Secretary of State Mike Pompeo on Monday announced that the agency's new human rights commission will be chaired by a Harvard Law School professor known for her opposition to same-sex marriage.

The newly-formed Commission on Unalienable Rights has been criticized by LGBT rights activists who have questioned its mission to stress “natural law and natural rights.”

Mary Ann Glendon, who was appointed U.S. ambassador to the Vatican by former President George W. Bush, has defended Bush's support for an amendment to the U.S. Constitution defining marriage as a heterosexual union.

Glendon argued that marriage equality was not a civil rights issue and would threaten so-called religious freedom.

“What same-sex marriage advocates have tried to present as a civil rights issue is really a bid for special preferences of the type our society gives to married couples for the very good reason that most of them are raising or have raised children,” she wrote in an op-ed at the time.

“Every person and every religion that disagrees [with same-sex marriage] will be labeled as bigoted and openly discriminated against,” she added.

In announcing Glendon as chair, Pompeo described her as “the perfect person to chair this effort.”

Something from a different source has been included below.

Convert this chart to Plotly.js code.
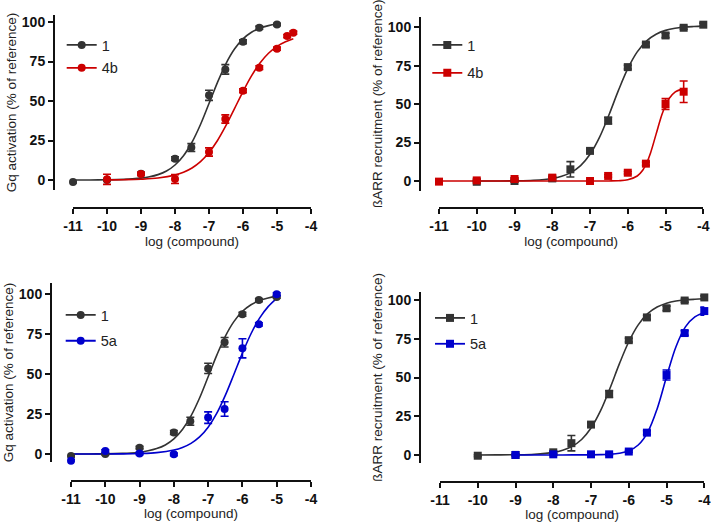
<!DOCTYPE html>
<html><head><meta charset="utf-8">
<script src="https://cdn.plot.ly/plotly-3.0.1.min.js"></script>
<style>html,body{margin:0;padding:0;background:#fff}#chart{width:711px;height:525px}</style>
</head><body><div id="chart"></div>
<script>
// ---------- tick labels ----------
const xTickVals = [-11, -10, -9, -8, -7, -6, -5, -4];
const xTickText = ['-11', '-10', '-9', '-8', '-7', '-6', '-5', '-4'];
const yTickVals = [0, 25, 50, 75, 100];
const yTickText = ['0', '25', '50', '75', '100'];
const seriesNames = ['1', '4b', '5a'];

// ---------- Gq activation: compound 1 (panels 1 & 3) ----------
const gq1X   = [-11, -10, -9, -8, -7.52, -7, -6.52, -6, -5.52, -5];
const gq1Y   = [-1.3, 0.0, 4.0, 13.5, 20.5, 53.6, 70.0, 87.5, 96.4, 98.4];
const gq1Err = [0.5, 0.5, 0.8, 1.2, 2.5, 3.2, 3.0, 1.2, 1.0, 0.8];
// ---------- Gq activation: 4b ----------
const gq4bX   = [-10, -9, -8, -7, -6.52, -6, -5.52, -5, -4.7, -4.52];
const gq4bY   = [0.4, 3.8, 0.6, 17.7, 38.6, 56.5, 71.1, 83.1, 91.1, 93.2];
const gq4bErr = [3.2, 1.0, 2.8, 2.6, 2.6, 1.2, 1.2, 1.0, 1.0, 1.0];
// ---------- Gq activation: 5a ----------
const gq5aX   = [-11, -10, -9, -8, -7, -6.52, -6, -5.52, -5];
const gq5aY   = [-4.2, 1.9, 0.4, -0.2, 22.8, 28.2, 66.2, 81.2, 100];
const gq5aErr = [0.8, 0.8, 0.8, 0.8, 3.6, 4.5, 6.0, 1.0, 1.0];
// ---------- ßARR recruitment: compound 1 (panels 2 & 4) ----------
const b1X   = [-10, -9, -8, -7.52, -7, -6.52, -6, -5.52, -5, -4.52, -4];
const b1Y   = [-0.5, 0.0, 1.7, 7.6, 19.6, 39.3, 74.1, 88.8, 94.7, 99.7, 101.7];
const b1Err = [0.6, 0.6, 0.8, 5.0, 1.2, 2.2, 1.2, 1.2, 1.4, 1.0, 1.0];
// ---------- ßARR recruitment: 4b ----------
const b4bX   = [-11, -10, -9, -8, -7, -6.52, -6, -5.52, -5, -4.52];
const b4bY   = [-0.4, 0.4, 1.3, 2.2, 0.0, 3.3, 5.4, 11.3, 50.1, 58.1];
const b4bErr = [0.5, 0.5, 0.6, 0.6, 0.5, 0.8, 0.8, 1.0, 3.5, 7.0];
// ---------- ßARR recruitment: 5a ----------
const b5aX   = [-9, -8, -7, -6.52, -6, -5.52, -5, -4.52, -4];
const b5aY   = [0.0, 0.4, 0.4, 0.4, 2.2, 14.4, 51.6, 78.7, 92.9];
const b5aErr = [0.5, 0.5, 0.5, 0.5, 0.6, 1.2, 3.2, 1.5, 2.6];

// ---------- fitted curves ----------
const fitGq1X = [-11, -10.5, -10, -9.5, -9.25, -9, -8.75, -8.5, -8.25, -8, -7.75, -7.5, -7.25, -7, -6.75, -6.5, -6.25, -6, -5.75, -5.5, -5.25, -5];
const fitGq1Y = [0.02, 0.04, 0.13, 0.39, 0.68, 1.17, 2.0, 3.4, 5.7, 9.5, 15.4, 23.9, 35.1, 48.4, 61.8, 73.7, 82.9, 89.3, 93.5, 96.1, 97.7, 98.7];
const fitGq4bX = [-10, -9.5, -9, -8.5, -8, -7.75, -7.5, -7.25, -7, -6.75, -6.5, -6.25, -6, -5.75, -5.5, -5.25, -5, -4.75, -4.52];
const fitGq4bY = [0.07, 0.19, 0.49, 1.24, 3.1, 4.9, 7.6, 11.6, 17.4, 25.0, 34.5, 45.2, 56.0, 65.9, 74.0, 80.2, 84.6, 87.5, 89.4];
const fitGq5aX = [-11, -10, -9.5, -9, -8.5, -8, -7.75, -7.5, -7.25, -7, -6.75, -6.5, -6.25, -6, -5.75, -5.5, -5.25, -5];
const fitGq5aY = [0.0, 0.04, 0.11, 0.32, 0.89, 2.5, 4.1, 6.7, 10.7, 16.8, 25.4, 36.7, 49.8, 63.2, 75.3, 85.1, 92.3, 97.5];
const fitB1X = [-10, -9.5, -9, -8.5, -8, -7.75, -7.5, -7.25, -7, -6.75, -6.5, -6.25, -6, -5.75, -5.5, -5.25, -5, -4.75, -4.5, -4.25, -4];
const fitB1Y = [0.01, 0.04, 0.13, 0.47, 1.64, 3.05, 5.6, 10.0, 17.4, 28.4, 42.9, 58.8, 73.1, 84.0, 91.2, 95.5, 98.0, 99.4, 100.1, 100.5, 100.8];
const fitB4bX = [-11, -10, -9, -8, -7, -6.5, -6.25, -6, -5.75, -5.6, -5.5, -5.4, -5.25, -5.1, -5, -4.9, -4.75, -4.52];
const fitB4bY = [0, 0, 0, 0, 0, 0.05, 0.19, 0.8, 3.25, 7.2, 11.7, 18.1, 30.5, 42.9, 49.3, 53.8, 57.8, 60.1];
const fitB5aX = [-9, -8.5, -8, -7.5, -7, -6.75, -6.5, -6.25, -6, -5.75, -5.5, -5.25, -5, -4.75, -4.5, -4.25, -4];
const fitB5aY = [0, 0, 0.01, 0.02, 0.07, 0.18, 0.43, 1.08, 2.66, 6.4, 14.6, 29.7, 50.5, 69.9, 82.7, 89.1, 92.0];

// ---------- styling ----------
const FONT = 'Liberation Sans, Arial, Helvetica, sans-serif';
const C_BLACK = '#333333', C_RED = '#cc0000', C_BLUE = '#0000cc';
const bold = arr => arr.map(t => '<b>' + t + '</b>');

// isolate each point (null between points) so the legend glyph shows line + marker
function isolate(arr) { const out = []; arr.forEach(v => { out.push(v, null); }); return out; }

function curve(x, y, color, ax, grp) {
  return { x, y, type: 'scatter', mode: 'lines', xaxis: ax.x, yaxis: ax.y,
    line: { color, width: 1.6, shape: 'spline', smoothing: 1 },
    showlegend: false, hoverinfo: 'skip', legendgroup: grp, legend: ax.lg, cliponaxis: false };
}
function points(x, y, err, color, symbol, name, ax, grp) {
  return { x: isolate(x), y: isolate(y), type: 'scatter', mode: 'lines+markers',
    xaxis: ax.x, yaxis: ax.y, name, legendgroup: grp, legend: ax.lg,
    line: { color, width: 1.8 }, connectgaps: false,
    marker: { symbol, size: 8, color, line: { width: 0 } },
    error_y: { type: 'data', array: isolate(err), visible: true, color, thickness: 1.6, width: 4 },
    cliponaxis: false };
}

const A1 = { x: 'x', y: 'y', lg: 'legend' };
const A2 = { x: 'x2', y: 'y2', lg: 'legend2' };
const A3 = { x: 'x3', y: 'y3', lg: 'legend3' };
const A4 = { x: 'x4', y: 'y4', lg: 'legend4' };

const traces = [
  curve(fitGq1X, fitGq1Y, C_BLACK, A1, 'p1a'),
  curve(fitGq4bX, fitGq4bY, C_RED, A1, 'p1b'),
  points(gq1X, gq1Y, gq1Err, C_BLACK, 'circle', seriesNames[0], A1, 'p1a'),
  points(gq4bX, gq4bY, gq4bErr, C_RED, 'circle', seriesNames[1], A1, 'p1b'),

  curve(fitB1X, fitB1Y, C_BLACK, A2, 'p2a'),
  curve(fitB4bX, fitB4bY, C_RED, A2, 'p2b'),
  points(b1X, b1Y, b1Err, C_BLACK, 'square', seriesNames[0], A2, 'p2a'),
  points(b4bX, b4bY, b4bErr, C_RED, 'square', seriesNames[1], A2, 'p2b'),

  curve(fitGq1X, fitGq1Y, C_BLACK, A3, 'p3a'),
  curve(fitGq5aX, fitGq5aY, C_BLUE, A3, 'p3b'),
  points(gq1X, gq1Y, gq1Err, C_BLACK, 'circle', seriesNames[0], A3, 'p3a'),
  points(gq5aX, gq5aY, gq5aErr, C_BLUE, 'circle', seriesNames[2], A3, 'p3b'),

  curve(fitB1X, fitB1Y, C_BLACK, A4, 'p4a'),
  curve(fitB5aX, fitB5aY, C_BLUE, A4, 'p4b'),
  points(b1X, b1Y, b1Err, C_BLACK, 'square', seriesNames[0], A4, 'p4a'),
  points(b5aX, b5aY, b5aErr, C_BLUE, 'square', seriesNames[2], A4, 'p4b')
];

const W = 711, H = 525;
const px = v => v / W, py = v => 1 - v / H;
const LINE = '#111111';

function xAxis(l, r, yLine) {
  return { domain: [px(l), px(r)], range: [-11, -4], anchor: 'free', position: py(yLine),
    showline: true, linewidth: 2, linecolor: LINE, ticks: 'outside', ticklen: 5, tickwidth: 2, tickcolor: LINE,
    tickmode: 'array', tickvals: xTickVals, ticktext: bold(xTickText), showgrid: false, zeroline: false,
    tickfont: { family: FONT, size: 14, weight: 700, color: '#111' },
    title: { text: 'log (compound)', standoff: 2, font: { family: FONT, size: 13.5, color: '#222' } },
    fixedrange: true };
}
function yAxis(xLine, top, bottom, r0, r1, title) {
  return { domain: [py(bottom), py(top)], range: [r0, r1], anchor: 'free', position: px(xLine),
    showline: true, linewidth: 2, linecolor: LINE, ticks: 'outside', ticklen: 5, tickwidth: 2, tickcolor: LINE,
    tickmode: 'array', tickvals: yTickVals, ticktext: bold(yTickText), showgrid: false, zeroline: false,
    tickfont: { family: FONT, size: 14, weight: 700, color: '#111' },
    title: { text: title, font: { family: FONT, size: 13.5, color: '#222' } },
    fixedrange: true };
}
function legendAt(xc, yTop, gap) {
  return { x: px(xc - 20), y: py(yTop), xanchor: 'left', yanchor: 'top', bgcolor: 'rgba(0,0,0,0)',
    borderwidth: 0, font: { family: FONT, size: 14.5, color: '#222' }, tracegroupgap: gap,
    itemclick: false, itemdoubleclick: false };
}

const GQ = 'Gq activation (% of reference)';
const BA = 'ßARR recruitment (% of reference)';

const layout = {
  width: W, height: H, margin: { l: 0, r: 0, t: 0, b: 0 },
  paper_bgcolor: '#fff', plot_bgcolor: '#fff', font: { family: FONT },
  xaxis:  xAxis(73, 311, 208),
  yaxis:  yAxis(54, 15, 190, -6.33, 104.43, GQ),
  xaxis2: xAxis(439, 703.3, 208.3),
  yaxis2: yAxis(420, 16.7, 190.7, -6.3, 106.9, BA),
  xaxis3: xAxis(71, 311, 480.7),
  yaxis3: yAxis(51, 283.3, 461.7, -4.8, 106.9, GQ),
  xaxis4: xAxis(440, 704.3, 481.7),
  yaxis4: yAxis(420, 291.7, 463, -5.2, 105.4, BA),
  legend:  legendAt(81.7, 29, 1),
  legend2: legendAt(447.3, 29, 6),
  legend3: legendAt(80.7, 299, 4),
  legend4: legendAt(450, 302, 4),
  showlegend: true
};

Plotly.newPlot('chart', traces, layout, { displayModeBar: false, staticPlot: true });
</script>
</body></html>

In an op-ed on the commission published by the Wall Street Journal on Sunday, Pompeo wrote that “rights claims are often aimed more at rewarding interest groups and dividing humanity into subgroups.”

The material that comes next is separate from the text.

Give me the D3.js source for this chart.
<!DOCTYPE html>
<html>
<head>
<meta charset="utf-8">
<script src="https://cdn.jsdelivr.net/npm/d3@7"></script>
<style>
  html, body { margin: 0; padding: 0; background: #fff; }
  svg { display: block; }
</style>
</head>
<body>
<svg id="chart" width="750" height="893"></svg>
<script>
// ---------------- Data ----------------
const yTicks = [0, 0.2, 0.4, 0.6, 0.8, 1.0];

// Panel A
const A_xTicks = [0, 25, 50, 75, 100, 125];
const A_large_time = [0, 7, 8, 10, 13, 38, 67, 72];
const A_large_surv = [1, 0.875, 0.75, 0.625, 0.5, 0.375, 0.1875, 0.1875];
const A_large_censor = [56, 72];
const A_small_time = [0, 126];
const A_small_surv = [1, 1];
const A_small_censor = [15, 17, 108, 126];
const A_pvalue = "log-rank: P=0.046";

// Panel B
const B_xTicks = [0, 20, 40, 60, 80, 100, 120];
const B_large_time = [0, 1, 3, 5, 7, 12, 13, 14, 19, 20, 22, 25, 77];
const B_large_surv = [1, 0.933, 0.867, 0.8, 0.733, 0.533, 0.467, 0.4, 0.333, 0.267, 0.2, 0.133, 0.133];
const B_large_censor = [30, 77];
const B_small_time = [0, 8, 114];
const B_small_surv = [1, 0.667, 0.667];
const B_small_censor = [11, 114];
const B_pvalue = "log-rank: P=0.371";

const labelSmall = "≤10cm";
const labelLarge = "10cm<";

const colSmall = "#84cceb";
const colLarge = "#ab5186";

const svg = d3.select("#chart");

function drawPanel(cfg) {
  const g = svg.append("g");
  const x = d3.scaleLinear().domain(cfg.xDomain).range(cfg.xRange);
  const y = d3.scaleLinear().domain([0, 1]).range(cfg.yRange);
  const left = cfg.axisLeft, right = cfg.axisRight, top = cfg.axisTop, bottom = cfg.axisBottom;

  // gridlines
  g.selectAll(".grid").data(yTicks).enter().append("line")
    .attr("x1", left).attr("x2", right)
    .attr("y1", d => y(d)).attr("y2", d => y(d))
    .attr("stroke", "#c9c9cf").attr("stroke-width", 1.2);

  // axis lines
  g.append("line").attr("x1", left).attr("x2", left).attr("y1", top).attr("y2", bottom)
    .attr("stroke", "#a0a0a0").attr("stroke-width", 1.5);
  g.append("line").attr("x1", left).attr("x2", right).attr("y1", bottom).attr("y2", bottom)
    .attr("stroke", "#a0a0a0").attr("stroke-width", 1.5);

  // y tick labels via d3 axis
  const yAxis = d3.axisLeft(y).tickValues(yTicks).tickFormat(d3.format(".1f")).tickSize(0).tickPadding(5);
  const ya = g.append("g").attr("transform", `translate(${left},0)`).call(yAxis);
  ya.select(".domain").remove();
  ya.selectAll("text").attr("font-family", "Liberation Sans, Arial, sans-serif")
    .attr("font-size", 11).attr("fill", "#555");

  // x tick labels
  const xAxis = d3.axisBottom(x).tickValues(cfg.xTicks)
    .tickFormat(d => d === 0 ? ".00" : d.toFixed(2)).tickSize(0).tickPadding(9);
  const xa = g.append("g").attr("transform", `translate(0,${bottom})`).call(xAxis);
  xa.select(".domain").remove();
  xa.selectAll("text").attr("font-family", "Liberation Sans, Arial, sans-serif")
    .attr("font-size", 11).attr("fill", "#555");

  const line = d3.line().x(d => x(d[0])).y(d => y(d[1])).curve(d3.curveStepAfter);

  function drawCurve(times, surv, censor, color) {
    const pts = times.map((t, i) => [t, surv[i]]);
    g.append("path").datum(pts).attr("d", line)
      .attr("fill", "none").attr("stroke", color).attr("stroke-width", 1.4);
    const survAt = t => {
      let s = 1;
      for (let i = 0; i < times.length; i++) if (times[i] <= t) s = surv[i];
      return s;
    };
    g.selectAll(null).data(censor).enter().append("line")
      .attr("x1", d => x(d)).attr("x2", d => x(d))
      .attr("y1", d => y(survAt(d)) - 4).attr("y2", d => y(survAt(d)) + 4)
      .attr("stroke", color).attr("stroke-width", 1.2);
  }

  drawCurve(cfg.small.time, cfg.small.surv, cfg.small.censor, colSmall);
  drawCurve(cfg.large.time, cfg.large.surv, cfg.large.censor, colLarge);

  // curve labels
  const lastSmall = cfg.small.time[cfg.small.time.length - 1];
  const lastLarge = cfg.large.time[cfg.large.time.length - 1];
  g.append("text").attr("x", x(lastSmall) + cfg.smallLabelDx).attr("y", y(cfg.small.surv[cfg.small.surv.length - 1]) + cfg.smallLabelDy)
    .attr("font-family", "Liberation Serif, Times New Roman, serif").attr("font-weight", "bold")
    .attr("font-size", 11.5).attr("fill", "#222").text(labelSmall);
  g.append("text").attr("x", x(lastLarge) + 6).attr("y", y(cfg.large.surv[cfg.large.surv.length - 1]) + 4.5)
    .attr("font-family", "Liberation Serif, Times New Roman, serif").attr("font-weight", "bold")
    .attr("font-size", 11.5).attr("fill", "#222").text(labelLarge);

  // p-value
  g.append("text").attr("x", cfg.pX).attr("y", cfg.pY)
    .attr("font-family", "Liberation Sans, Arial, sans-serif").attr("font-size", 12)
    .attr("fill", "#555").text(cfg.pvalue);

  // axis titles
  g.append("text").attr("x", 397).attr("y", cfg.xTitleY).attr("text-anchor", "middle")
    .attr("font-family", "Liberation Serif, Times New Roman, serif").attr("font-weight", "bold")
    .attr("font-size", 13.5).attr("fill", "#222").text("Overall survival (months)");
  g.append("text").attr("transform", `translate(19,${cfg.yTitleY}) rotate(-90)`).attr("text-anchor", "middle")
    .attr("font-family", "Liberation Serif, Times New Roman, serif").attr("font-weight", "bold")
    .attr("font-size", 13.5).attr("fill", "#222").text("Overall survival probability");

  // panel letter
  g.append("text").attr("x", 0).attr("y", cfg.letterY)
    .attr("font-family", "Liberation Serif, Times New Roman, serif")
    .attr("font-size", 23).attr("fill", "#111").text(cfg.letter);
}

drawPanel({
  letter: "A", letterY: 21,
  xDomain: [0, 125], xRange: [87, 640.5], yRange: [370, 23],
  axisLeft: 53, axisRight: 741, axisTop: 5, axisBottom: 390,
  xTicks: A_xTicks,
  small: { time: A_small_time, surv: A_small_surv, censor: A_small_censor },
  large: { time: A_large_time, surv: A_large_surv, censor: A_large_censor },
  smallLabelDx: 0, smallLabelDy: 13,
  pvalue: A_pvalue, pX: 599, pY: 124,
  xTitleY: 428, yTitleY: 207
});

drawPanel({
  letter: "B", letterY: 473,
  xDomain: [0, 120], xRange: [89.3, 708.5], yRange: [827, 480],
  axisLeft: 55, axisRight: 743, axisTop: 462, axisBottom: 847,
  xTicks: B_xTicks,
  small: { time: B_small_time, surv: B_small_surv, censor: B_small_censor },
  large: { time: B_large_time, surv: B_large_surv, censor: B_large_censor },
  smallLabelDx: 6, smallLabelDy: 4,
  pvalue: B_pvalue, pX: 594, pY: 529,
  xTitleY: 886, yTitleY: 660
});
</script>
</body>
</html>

Speaking with the Washington Blade, Council for Global Equality Chair Mark Bromley said that he “fears that this is part of a broader effort to push back against human rights for LGBTI individuals by creating a new hierarchy of rights – with religious freedom at the pinnacle and rights for LGBTI citizens in the 'alienable' category.'”

Neither Pompeo nor Glendon answered reporters' questions on Monday.